A couple weeks ago the Japanese ruling Liberal Democratic Party released Abe-pyon (Abe Jump; iOS link / Android), its first official smartphone game. The release was timed ahead of the upcoming Upper House election to try and reach voters that might otherwise not be interested in politics.
You control a cartoon version of Prime Minister Shinzo Abe as he jumps higher and higher. Hitting springs gives you an extra boost, and as you go higher you reach more elite government/party titles (LDP Youth Division Director, Minister, Secretary General, etc. all the way up to Prime MInister).

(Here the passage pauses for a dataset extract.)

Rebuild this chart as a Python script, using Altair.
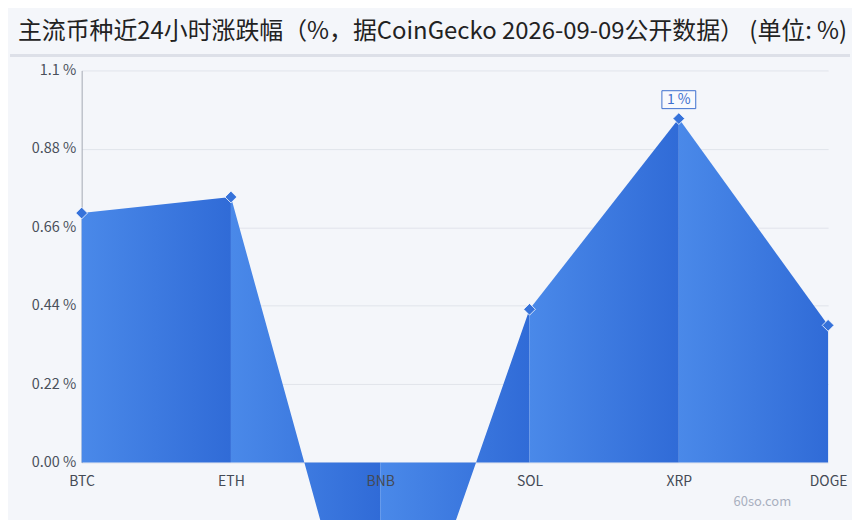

For a low-budget simple game, Abe-pyon has been very well received, but I am not surprised — the game is actually quite fun and addictive, it’s free, and unlike virtually all other high-profile smartphone games (that I have played at least), it is a pure and complete game with no in-game purchasing whatsoever. To control Abe you tilt the phone from side to side, and this is the first smartphone game I have played where that was actually fun and even doable on the train. It is a lot of fun to try and slip Abe between two platforms to get at one of the red super-bonus springs.

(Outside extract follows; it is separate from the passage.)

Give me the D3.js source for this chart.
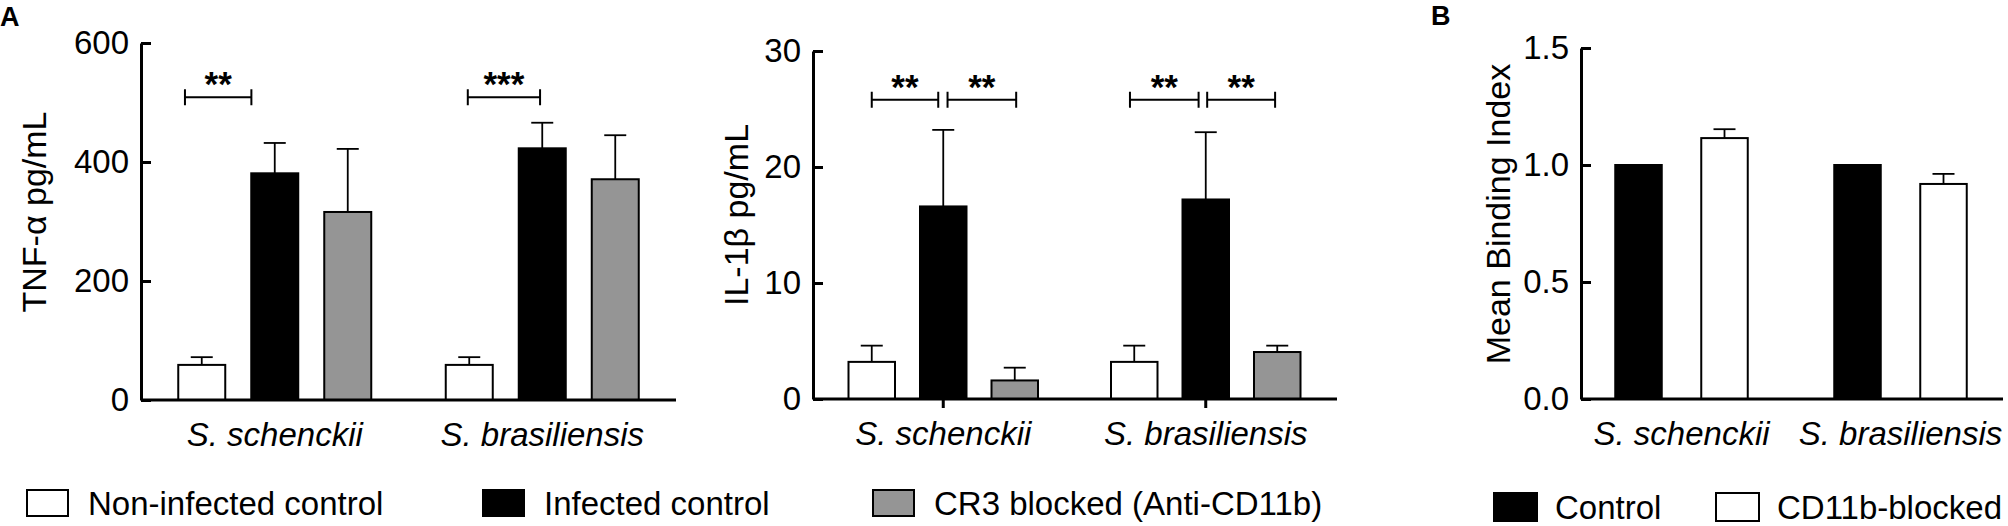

This person made it to 11,000
You might complain that you are being propagandized by a political party, but if this is what it takes to bring an actually enjoyable and no-nonsense game to my iPhone, then that part doesn’t bother me a bit.
The game’s simple but well-done mechanics remind me of some earlier endless runner type games I have played, most notably Nanaca Crash, a Flash game (and Mutant Frog favorite) where you control a bouncing boy who was sent flying by a girl who was apparently stalking him. That was back in a the good old days before Facebook games taught every game maker of the potential to get rich through microtransactions.
The sound in the game is also pretty great. You get to hear comical boioioioing! sound effects whenever you hit a bonus spring, and Abe lets out a panicked squeal when he dies (sadly that isn’t his real voice). There is a rollicking Blues Brothers-style rock song which is also pretty fun (though I keep it off if I am listening to podcasts).
My current high score
That being said, there are a few drawbacks, most of which have to do with the nature of the game. For one thing, you have to start from the beginning every time, so it takes a while to get back near a high score. You can pause the game and come back, but my iPhone 4S has so little memory it often loses my progress if I open a few more apps. I find that my hand tires out a little after getting to 800 or so, so I tend to mess up after that. If the LDP decides to sell the game to an actual business, offering continues might be a good way to monetize.
All in all however, I have shocked myself at how long I have been willing to stare at Abe’s face (albeit in cartoon form) to play this game. That speaks to how enjoyable the game is, so I definitely recommend trying it out if it’s on your local app store and hope more political parties will get the idea to curry favor with the populace by making great video games.
Update: It has come to my attention that this game is very similar to a popular game Doodle Jump. I haven’t played that one but the screen shots seem very close. Thanks Dan and Emily!
5 thoughts on “Game review: Abe-pyon is a fun, free, no-nonsense smartphone game; political propaganda at its best”
When you complete the game,you’ll be enshrined in Yasukuni,Right?
there is no end to the game but i think that should be the sequel
“Ninja Fishing” and similar games have a solution to the restarts: you earn money (could be coins in the Abe game) and can buy some sort of tech (here it could be a rocket, spring, etc.) that automatically launches you to a certain height. These games are generally better if there is some kind of progress model (save up, level up, etc.) to go along with the high scores.